Fringe Review Metro, 9th August, 2002

Laughter is a personal business, writes Dominic Maxwell. So it’s in the interests of offering a balanced view that I report that Count Arthur Strong’s Forgotten Egypt is a work of comic genius, Britain’s greatest contribution to world culture since cat’s eyes or The Beatles – and also that Count Arthur tends to leave some of his audience stone-temple cold.

There are no concessions to the audience – you either get it or you don’t. But this is surely the most fully formed comic character since Alan Partridge: a creaky, ill-tempered actor with a booze problem, poor syntax, delusions of grandeur and an on-off relationship with reality.

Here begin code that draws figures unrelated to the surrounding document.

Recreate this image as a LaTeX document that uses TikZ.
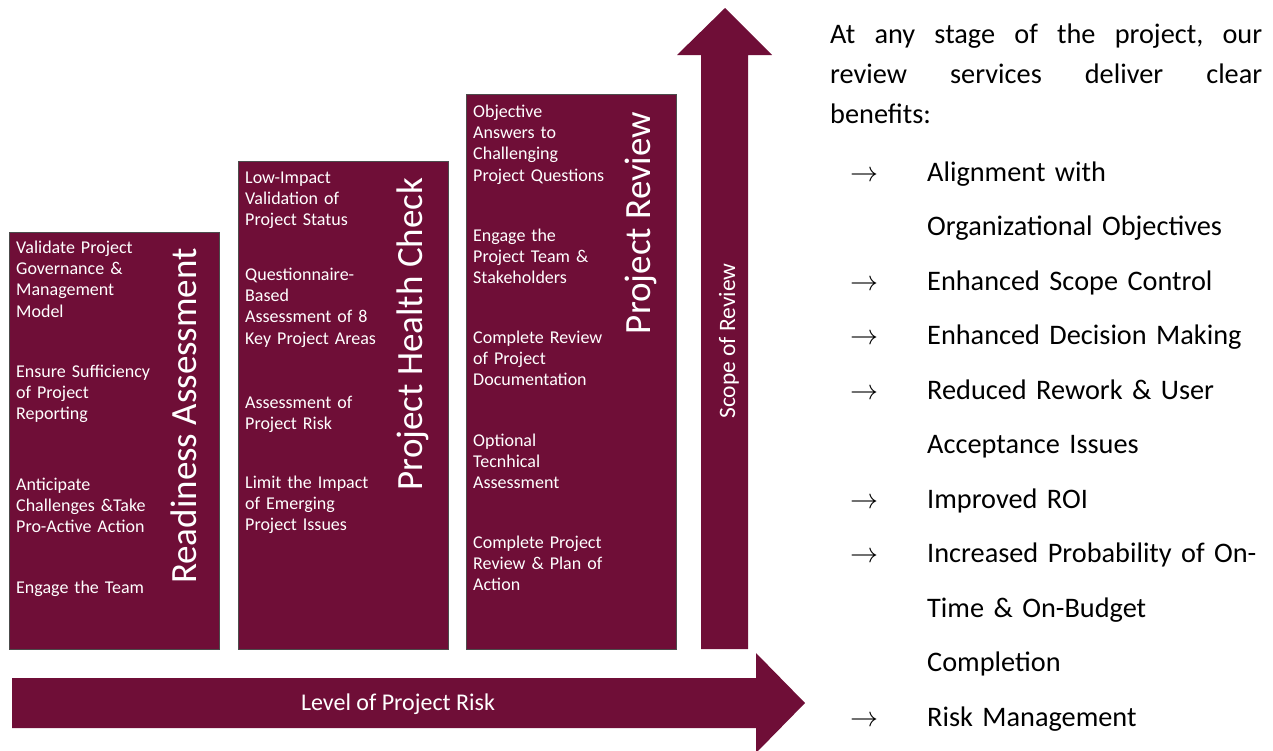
\RequirePackage{fix-cm}
\documentclass[tikz,border=0pt]{standalone}
\usepackage{fontspec}
\setmainfont{Carlito}
\usepackage{tikz}
\usetikzlibrary{positioning}
\definecolor{wine}{RGB}{111,14,55}

\begin{document}
\begin{tikzpicture}[x=1pt,y=-1pt,
	box/.style={rectangle, fill=wine, draw=black!70, line width=0.6pt, anchor=north west, inner sep=0pt, minimum width=210pt},
	item/.style={anchor=base west, inner sep=0pt, text=white, text width=200pt, align=left, font=\fontsize{18}{21.4}\selectfont},
	title/.style={rotate=90, inner sep=0pt, text=white, font=\fontsize{37}{40}\selectfont},
	info/.style={anchor=base west, inner sep=0pt, text width=340pt, align=left, font=\fontsize{28.3}{54.5}\selectfont},
	bul/.style={anchor=base west, inner sep=0pt, font=\fontsize{28}{34}\selectfont}]
	\clip (0,0) rectangle (1273,750);

	% the three stages
	\node (ra) [box, minimum height=417pt] at (9,232) {};
	\node (hc) [box, minimum height=488pt] at (238,161) {};
	\node (pr) [box, minimum height=555pt] at (466,94) {};

	\node (raT) [title] at (184,416) {Readiness Assessment};
	\node (hcT) [title] at (413,334) {Project Health Check};
	\node (prT) [title] at (641,223) {Project Review};

	\node (ra1) [item] at (16,253) {Validate Project\\Governance \&\\Management\\Model};
	\node (ra2) [item] at (16,377) {Ensure Sufficiency\\of Project\\Reporting};
	\node (ra3) [item] at (16,490) {Anticipate\\Challenges \&Take\\Pro-Active Action};
	\node (ra4) [item] at (16,593) {Engage the Team};

	\node (hc1) [item] at (245,183) {Low-Impact\\Validation of\\Project Status};
	\node (hc2) [item] at (245,280) {Questionnaire-\\Based\\Assessment of 8\\Key Project Areas};
	\node (hc3) [item] at (245,408) {Assessment of\\Project Risk};
	\node (hc4) [item] at (245,488) {Limit the Impact\\of Emerging\\Project Issues};

	\node (pr1) [item] at (473,117) {Objective\\Answers to\\Challenging\\Project Questions};
	\node (pr2) [item] at (473,241) {Engage the\\Project Team \&\\Stakeholders};
	\node (pr3) [item] at (473,343) {Complete Review\\of Project\\Documentation};
	\node (pr4) [item] at (473,446) {Optional\\Tecnhical\\Assessment};
	\node (pr5) [item] at (473,548) {Complete Project\\Review \& Plan of\\Action};

	% the two big arrows
	\fill[wine] (701,649) -- (701,55) -- (677,55) -- (725,8) -- (772,55) -- (748,55) -- (748,649) -- cycle;
	\fill[wine] (12,678) -- (756,678) -- (756,653) -- (805,703) -- (756,753) -- (756,728) -- (12,728) -- cycle;
	\node (scope) [title, font=\fontsize{23.5}{26}\selectfont] at (729,341) {Scope of Review};
	\node (risk) [text=white, font=\fontsize{24}{26}\selectfont] at (398,704) {Level of Project Risk};

	% benefits
	\node (intro) [anchor=base west, inner sep=0pt, text width=432pt, align=left, font=\fontsize{28.3}{40}\selectfont] at (830,43)
		{\makebox[432pt][s]{At\hfill any\hfill stage\hfill of\hfill the\hfill project,\hfill our}\\
		 \makebox[432pt][s]{review\hfill services\hfill deliver\hfill clear}\\
		 benefits:};

	\node (b1) [info] at (927,181) {Alignment with\\Organizational Objectives};
	\node (b2) [info] at (927,290) {Enhanced Scope Control};
	\node (b3) [info] at (927,344.5) {Enhanced Decision Making};
	\node (b4) [info] at (927,399) {Reduced Rework \& User\\Acceptance Issues};
	\node (b5) [info] at (927,508) {Improved ROI};
	\node (b6) [info] at (927,562.5) {Increased Probability of On-\\Time \& On-Budget\\Completion};
	\node (b7) [info] at (927,726) {Risk Management};

	\foreach \y in {181,290,344.5,399,508,562.5,726}
		\node [bul] at (850,\y) {$\rightarrow$};
\end{tikzpicture}
\end{document}
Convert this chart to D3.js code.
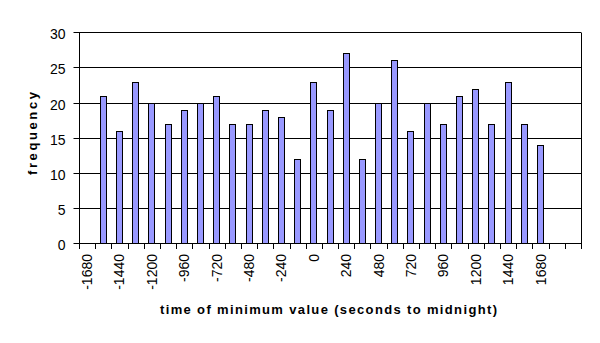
<!DOCTYPE html>
<html>
<head>
<meta charset="utf-8">
<script src="https://cdn.jsdelivr.net/npm/d3@7"></script>
<style>
  html, body { margin: 0; padding: 0; background: #fff; }
  svg { display: block; }
  text { font-family: "Liberation Sans", Arial, sans-serif; fill: #000; }
</style>
</head>
<body>
<svg id="chart" width="600" height="343"></svg>
<script>
// Categories: time of minimum value, seconds relative to midnight (120 s bins)
const categories = d3.range(31).map(i => -1680 + 120 * i);
// Frequency per bin (null = no observation drawn)
const frequencies = [null, 21, 16, 23, 20, 17, 19, 20, 21, 17, 17, 19, 18, 12, 23,
                     19, 27, 12, 20, 26, 16, 20, 17, 21, 22, 17, 23, 17, 14, null, null];
// Labelled every other category
const tickLabels = categories.filter((d, i) => i % 2 === 0 && d <= 1680);
const yTicks = [0, 5, 10, 15, 20, 25, 30];

const svg = d3.select("#chart");
const W = 600;
const x0 = 79, x1 = 581;

const x = d3.scaleBand().domain(categories).range([x0, x1]).paddingInner(0).paddingOuter(0);
const y = d3.scaleLinear().domain([0, 30]).range([243.3, 32.3]);

// Gridlines
svg.append("g").selectAll("line").data(yTicks.filter(d => d > 0)).join("line")
  .attr("x1", x0).attr("x2", x1)
  .attr("y1", d => Math.round(y(d)) + 0.5).attr("y2", d => Math.round(y(d)) + 0.5)
  .attr("stroke", "#000").attr("stroke-width", 1);

// Plot border (right side)
svg.append("line")
  .attr("x1", x1 + 0.5).attr("x2", x1 + 0.5)
  .attr("y1", Math.round(y(30)) + 0.5).attr("y2", Math.round(y(0)) + 0.5)
  .attr("stroke", "#000");

// Bars
const barW = 7;
svg.append("g").selectAll("rect")
  .data(categories.map((c, i) => ({ c, v: frequencies[i] })).filter(d => d.v != null))
  .join("rect")
  .attr("x", d => Math.round(x(d.c) + x.bandwidth() / 2 - barW / 2) + 0.5)
  .attr("width", barW - 1)
  .attr("y", d => Math.round(y(d.v)) + 0.5)
  .attr("height", d => Math.round(y(0)) - Math.round(y(d.v)))
  .attr("fill", "#9999ff")
  .attr("stroke", "#000").attr("stroke-width", 1);

// Y axis
const yAxis = d3.axisLeft(y).tickValues(yTicks).tickSize(6).tickPadding(8).tickFormat(d3.format("d"));
const gy = svg.append("g").attr("transform", `translate(${x0 + 0.5},0.5)`).call(yAxis);
gy.select(".domain").attr("d", `M0,${Math.round(y(30))}V${Math.round(y(0))}`).attr("stroke", "#000");
gy.selectAll(".tick").attr("transform", d => `translate(0,${Math.round(y(d))})`);
gy.selectAll(".tick line").attr("stroke", "#000");
gy.selectAll(".tick text").attr("font-size", 14).attr("dy", "0.45em")
  .style("font-family", "'Liberation Sans', Arial, sans-serif");

// X axis: tick marks at category boundaries
const gx = svg.append("g");
gx.append("line")
  .attr("x1", x0).attr("x2", x1 + 1)
  .attr("y1", Math.round(y(0)) + 0.5).attr("y2", Math.round(y(0)) + 0.5)
  .attr("stroke", "#000");
const bounds = categories.map(c => x(c)).concat([x1]);
gx.selectAll("line.tk").data(bounds).join("line").attr("class", "tk")
  .attr("x1", d => Math.round(d) + 0.5).attr("x2", d => Math.round(d) + 0.5)
  .attr("y1", Math.round(y(0))).attr("y2", Math.round(y(0)) + 6)
  .attr("stroke", "#000");
gx.selectAll("text").data(tickLabels).join("text")
  .attr("transform", d => `translate(${x(d) + x.bandwidth() / 2 + 5},254) rotate(-90)`)
  .attr("text-anchor", "end")
  .attr("font-size", 14)
  .text(d => d);

// Axis titles
svg.append("text")
  .attr("x", 160).attr("y", 314)
  .attr("font-size", 13).attr("font-weight", "bold")
  .attr("textLength", 337).attr("lengthAdjust", "spacing")
  .text("time of minimum value (seconds to midnight)");

svg.append("text")
  .attr("transform", "translate(37,175) rotate(-90)")
  .attr("font-size", 13).attr("font-weight", "bold")
  .attr("textLength", 83).attr("lengthAdjust", "spacing")
  .text("frequency");
</script>
</body>
</html>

No light is shed on Count Arthur’s precarious psychological state, nor should it be – it is this opacity that gives the act its charge.

Steve Delaney is literally possessed by his character, performing at an extraordinary depth of characterisation as he bakes falafels, bawls out his sound girl, valiantly struggles to articulate the word ‘articulation’.

Forgotten Egypt offers a thrilling but accessible sense of the bizarre, rooted in entertainment culture and some incredibly funny set-pieces.

It reprises a little of his equally brilliant previous show (with comic Terry Titter) You Ain’t Seen Nothing Yet, but with at least two new Count Arthur classics: the Rex Harrison medley and the routine with Little Tiny King Tut, the mummified ventriloquist’s doll.

It’s too idiosyncratic to be perfect, but who cares. This is the real deal, comedy in thrall to nothing except its own glorious inventiveness.